21      Bruckbauer contends the circuit court erred when it refused to permit the jury to view Reindahl Park at the same time of day as when Linder was murdered. 

22      Pursuant to Wis. Stat. § 972.06 (2007-08), a circuit court may authorize a jury view of the scene of an offense.  Ordering a jury view is a discretionary decision of the circuit court.  American Family Mut. Ins. Co. v. Shannon, 120 Wis. 2d 560, 565, 356 N.W.2d 175 (1984). “We will not reverse a discretionary determination by the [circuit] court if the record shows that discretion was in fact exercised and we can perceive a reasonable basis for the court’s decision.”  Prahl v. Brosamle, 142 Wis. 2d 658, 667, 420 N.W.2d 372 (Ct. App. 1987).         

23      Bruckbauer argues that the court erred in denying an early morning jury view because “there would have been nothing improper” in having the jury view the park at that time and because it “would have helped the jury make [the] crucial determination” regarding Cawrse’s ability to identify him in the dark and would have helped the jury better “understand, correctly weigh and assess the respective credibility of the evidence.”

24      Bruckbauer cites to State v. Herrington, 41 Wis. 2d 757, 165 N.W.2d 120 (1969), wherein the supreme court held it was not improper for a circuit court to order a daytime jury view of the scene of a murder which occurred during the daytime and a nighttime jury view of the scene of a murder which took place during the nighttime hours.  See Herrington, 41 Wis. 2d at 766-67. 

25      Although the court in Herrington held that it is not improper for a jury view to be held when lighting conditions are similar to those present when the offense at issue took place, it did not hold that it is improper for the court not to hold a jury view when the lighting conditions are similar and Bruckbauer does not cite to any legal authority which indicates a circuit court is compelled to order a jury view of the scene of an offense under lighting conditions identical to, or even similar to,  those present when the offense at issue occurred. 

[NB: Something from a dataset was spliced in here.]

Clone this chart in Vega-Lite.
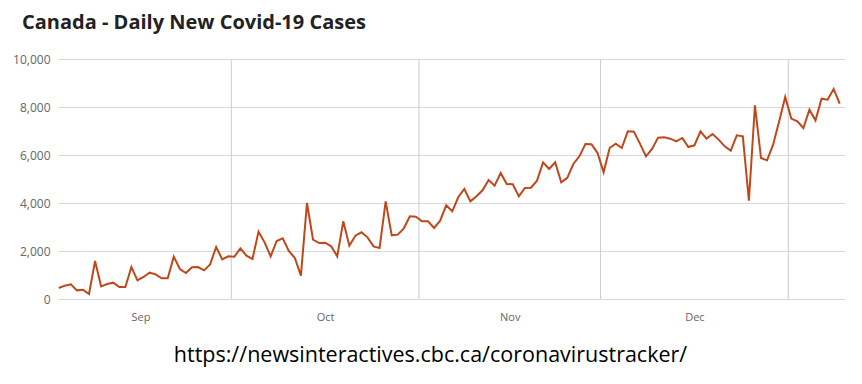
{
  "$schema": "https://vega.github.io/schema/vega-lite/v6.json",
  "width": 787,
  "height": 240,
  "autosize": {"type": "none"},
  "padding": {"left": 58, "top": 59, "right": 17, "bottom": 85},
  "background": "white",
  "config": {"view": {"stroke": null}, "font": "Open Sans"},
  "title": {
    "text": "Canada - Daily New Covid-19 Cases",
    "anchor": "start",
    "frame": "group",
    "dx": -36,
    "offset": 20,
    "fontSize": 20,
    "font": "Open Sans",
    "fontWeight": "bold",
    "color": "#222222"
  },
  "datasets": {
    "grid": [
      {"date": "2020-10-01T00:00:00"},
      {"date": "2020-11-01T00:00:00"},
      {"date": "2020-12-01T00:00:00"},
      {"date": "2021-01-01T00:00:00"}
    ],
    "cases": [
      {"date": "2020-09-02T12:00:00", "cases": 458},
      {"date": "2020-09-03T12:00:00", "cases": 556},
      {"date": "2020-09-04T12:00:00", "cases": 611},
      {"date": "2020-09-05T12:00:00", "cases": 361},
      {"date": "2020-09-06T12:00:00", "cases": 389},
      {"date": "2020-09-07T12:00:00", "cases": 208},
      {"date": "2020-09-08T12:00:00", "cases": 1583},
      {"date": "2020-09-09T12:00:00", "cases": 528},
      {"date": "2020-09-10T12:00:00", "cases": 625},
      {"date": "2020-09-11T12:00:00", "cases": 680},
      {"date": "2020-09-12T12:00:00", "cases": 500},
      {"date": "2020-09-13T12:00:00", "cases": 500},
      {"date": "2020-09-14T12:00:00", "cases": 1333},
      {"date": "2020-09-15T12:00:00", "cases": 778},
      {"date": "2020-09-16T12:00:00", "cases": 917},
      {"date": "2020-09-17T12:00:00", "cases": 1097},
      {"date": "2020-09-18T12:00:00", "cases": 1028},
      {"date": "2020-09-19T12:00:00", "cases": 861},
      {"date": "2020-09-20T12:00:00", "cases": 861},
      {"date": "2020-09-21T12:00:00", "cases": 1764},
      {"date": "2020-09-22T12:00:00", "cases": 1250},
      {"date": "2020-09-23T12:00:00", "cases": 1083},
      {"date": "2020-09-24T12:00:00", "cases": 1319},
      {"date": "2020-09-25T12:00:00", "cases": 1333},
      {"date": "2020-09-26T12:00:00", "cases": 1194},
      {"date": "2020-09-27T12:00:00", "cases": 1444},
      {"date": "2020-09-28T12:00:00", "cases": 2167},
      {"date": "2020-09-29T12:00:00", "cases": 1653},
      {"date": "2020-09-30T12:00:00", "cases": 1778},
      {"date": "2020-10-01T12:00:00", "cases": 1764},
      {"date": "2020-10-02T12:00:00", "cases": 2111},
      {"date": "2020-10-03T12:00:00", "cases": 1806},
      {"date": "2020-10-04T12:00:00", "cases": 1667},
      {"date": "2020-10-05T12:00:00", "cases": 2806},
      {"date": "2020-10-06T12:00:00", "cases": 2361},
      {"date": "2020-10-07T12:00:00", "cases": 1778},
      {"date": "2020-10-08T12:00:00", "cases": 2417},
      {"date": "2020-10-09T12:00:00", "cases": 2528},
      {"date": "2020-10-10T12:00:00", "cases": 2000},
      {"date": "2020-10-11T12:00:00", "cases": 1708},
      {"date": "2020-10-12T12:00:00", "cases": 972},
      {"date": "2020-10-13T12:00:00", "cases": 4000},
      {"date": "2020-10-14T12:00:00", "cases": 2472},
      {"date": "2020-10-15T12:00:00", "cases": 2333},
      {"date": "2020-10-16T12:00:00", "cases": 2347},
      {"date": "2020-10-17T12:00:00", "cases": 2194},
      {"date": "2020-10-18T12:00:00", "cases": 1778},
      {"date": "2020-10-19T12:00:00", "cases": 3236},
      {"date": "2020-10-20T12:00:00", "cases": 2222},
      {"date": "2020-10-21T12:00:00", "cases": 2639},
      {"date": "2020-10-22T12:00:00", "cases": 2778},
      {"date": "2020-10-23T12:00:00", "cases": 2570},
      {"date": "2020-10-24T12:00:00", "cases": 2194},
      {"date": "2020-10-25T12:00:00", "cases": 2125},
      {"date": "2020-10-26T12:00:00", "cases": 4070},
      {"date": "2020-10-27T12:00:00", "cases": 2653},
      {"date": "2020-10-28T12:00:00", "cases": 2681},
      {"date": "2020-10-29T12:00:00", "cases": 2945},
      {"date": "2020-10-30T12:00:00", "cases": 3445},
      {"date": "2020-10-31T12:00:00", "cases": 3431},
      {"date": "2020-11-01T12:00:00", "cases": 3236},
      {"date": "2020-11-02T12:00:00", "cases": 3236},
      {"date": "2020-11-03T12:00:00", "cases": 2958},
      {"date": "2020-11-04T12:00:00", "cases": 3264},
      {"date": "2020-11-05T12:00:00", "cases": 3903},
      {"date": "2020-11-06T12:00:00", "cases": 3653},
      {"date": "2020-11-07T12:00:00", "cases": 4250},
      {"date": "2020-11-08T12:00:00", "cases": 4584},
      {"date": "2020-11-09T12:00:00", "cases": 4070},
      {"date": "2020-11-10T12:00:00", "cases": 4278},
      {"date": "2020-11-11T12:00:00", "cases": 4528},
      {"date": "2020-11-12T12:00:00", "cases": 4959},
      {"date": "2020-11-13T12:00:00", "cases": 4723},
      {"date": "2020-11-14T12:00:00", "cases": 5250},
      {"date": "2020-11-15T12:00:00", "cases": 4792},
      {"date": "2020-11-16T12:00:00", "cases": 4778},
      {"date": "2020-11-17T12:00:00", "cases": 4278},
      {"date": "2020-11-18T12:00:00", "cases": 4625},
      {"date": "2020-11-19T12:00:00", "cases": 4639},
      {"date": "2020-11-20T12:00:00", "cases": 4931},
      {"date": "2020-11-21T12:00:00", "cases": 5695},
      {"date": "2020-11-22T12:00:00", "cases": 5417},
      {"date": "2020-11-23T12:00:00", "cases": 5695},
      {"date": "2020-11-24T12:00:00", "cases": 4861},
      {"date": "2020-11-25T12:00:00", "cases": 5050},
      {"date": "2020-11-26T12:00:00", "cases": 5625},
      {"date": "2020-11-27T12:00:00", "cases": 5945},
      {"date": "2020-11-28T12:00:00", "cases": 6459},
      {"date": "2020-11-29T12:00:00", "cases": 6445},
      {"date": "2020-11-30T12:00:00", "cases": 6084},
      {"date": "2020-12-01T12:00:00", "cases": 5278},
      {"date": "2020-12-02T12:00:00", "cases": 6292},
      {"date": "2020-12-03T12:00:00", "cases": 6473},
      {"date": "2020-12-04T12:00:00", "cases": 6292},
      {"date": "2020-12-05T12:00:00", "cases": 6987},
      {"date": "2020-12-06T12:00:00", "cases": 6973},
      {"date": "2020-12-07T12:00:00", "cases": 6473},
      {"date": "2020-12-08T12:00:00", "cases": 5945},
      {"date": "2020-12-09T12:00:00", "cases": 6250},
      {"date": "2020-12-10T12:00:00", "cases": 6723},
      {"date": "2020-12-11T12:00:00", "cases": 6737},
      {"date": "2020-12-12T12:00:00", "cases": 6681},
      {"date": "2020-12-13T12:00:00", "cases": 6570},
      {"date": "2020-12-14T12:00:00", "cases": 6709},
      {"date": "2020-12-15T12:00:00", "cases": 6334},
      {"date": "2020-12-16T12:00:00", "cases": 6403},
      {"date": "2020-12-17T12:00:00", "cases": 6987},
      {"date": "2020-12-18T12:00:00", "cases": 6681},
      {"date": "2020-12-19T12:00:00", "cases": 6876},
      {"date": "2020-12-20T12:00:00", "cases": 6640},
      {"date": "2020-12-21T12:00:00", "cases": 6362},
      {"date": "2020-12-22T12:00:00", "cases": 6181},
      {"date": "2020-12-23T12:00:00", "cases": 6820},
      {"date": "2020-12-24T12:00:00", "cases": 6778},
      {"date": "2020-12-25T12:00:00", "cases": 4098},
      {"date": "2020-12-26T12:00:00", "cases": 8070},
      {"date": "2020-12-27T12:00:00", "cases": 5875},
      {"date": "2020-12-28T12:00:00", "cases": 5778},
      {"date": "2020-12-29T12:00:00", "cases": 6431},
      {"date": "2020-12-30T12:00:00", "cases": 7404},
      {"date": "2020-12-31T12:00:00", "cases": 8417},
      {"date": "2021-01-01T12:00:00", "cases": 7515},
      {"date": "2021-01-02T12:00:00", "cases": 7404},
      {"date": "2021-01-03T12:00:00", "cases": 7126},
      {"date": "2021-01-04T12:00:00", "cases": 7890},
      {"date": "2021-01-05T12:00:00", "cases": 7445},
      {"date": "2021-01-06T12:00:00", "cases": 8348},
      {"date": "2021-01-07T12:00:00", "cases": 8306},
      {"date": "2021-01-08T12:00:00", "cases": 8751},
      {"date": "2021-01-09T12:00:00", "cases": 8140}
    ]
  },
  "layer": [
    {
      "data": {"name": "grid"},
      "mark": {"type": "rule", "color": "#cccccc", "strokeWidth": 1},
      "encoding": {
        "x": {"field": "date", "type": "temporal"}
      }
    },
    {
      "data": {"name": "cases"},
      "mark": {"type": "line", "color": "#c0471a", "strokeWidth": 2, "strokeJoin": "miter"},
      "encoding": {
        "x": {
          "field": "date",
          "type": "temporal",
          "scale": {
            "domain": [
              {"year": 2020, "month": 9, "date": 2, "hours": 9},
              {"year": 2021, "month": 1, "date": 10, "hours": 9}
            ]
          },
          "axis": {
            "values": [
              {"year": 2020, "month": 9, "date": 16},
              {"year": 2020, "month": 10, "date": 16, "hours": 12},
              {"year": 2020, "month": 11, "date": 16},
              {"year": 2020, "month": 12, "date": 16, "hours": 12}
            ],
            "format": "%b",
            "grid": false,
            "ticks": false,
            "domain": false,
            "labelColor": "#666666",
            "labelFontSize": 11,
            "labelFont": "Open Sans",
            "labelPadding": 12,
            "title": "https://newsinteractives.cbc.ca/coronavirustracker/",
            "titleFont": "Open Sans",
            "titleFontSize": 21.5,
            "titleFontWeight": "normal",
            "titleColor": "#000000",
            "titleX": 372,
            "titleAlign": "center",
            "titlePadding": 22
          }
        },
        "y": {
          "field": "cases",
          "type": "quantitative",
          "scale": {"domain": [0, 10000]},
          "axis": {
            "values": [0, 2000, 4000, 6000, 8000, 10000],
            "format": ",d",
            "title": null,
            "ticks": false,
            "domain": false,
            "grid": true,
            "gridColor": "#d9d9d9",
            "labelColor": "#666666",
            "labelFontSize": 12,
            "labelFont": "Open Sans",
            "labelPadding": 8
          }
        }
      }
    }
  ]
}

26      The purpose of a jury view is to enable the jury to understand the evidence introduced.  Haswell v. Reuter, 171 Wis. 228, 233, 177 N.W. 8 (1920).  The circuit court here explained that the jury view in this case would provide the jury “some sense of distance, placement, [and] a spatial view of the scene.”  The circuit court also noted the difficulty in exactly reproducing the lighting conditions from October, the month Linder was murdered, at the time of trial, which took place in the months of January and February.  The court stated that it could be explained to the jury during trial that lighting conditions at the time of their view were somewhat different than those at the time of Linder’s murder.  An erroneous exercise of discretion will not be found where the circuit court sets forth a reasonable basis for its determination.  State v. McCall, 202 Wis. 2d 29, 35, 549 N.W.2d 418 (1996).  We cannot say here that the court erroneously exercised its discretion by denying Bruckbauer’s request to have the jury view the scene of the crime at the approximate time the crime occurred. 


27      For the reasons discussed above, we affirm the judgment of conviction.

            By the Court.—Judgment affirmed.

            Not recommended for publication in the official reports.




[1]  Bruckbauer’s direct appeal rights were reinstated in 2008 on the grounds of ineffective assistance of appellate counsel.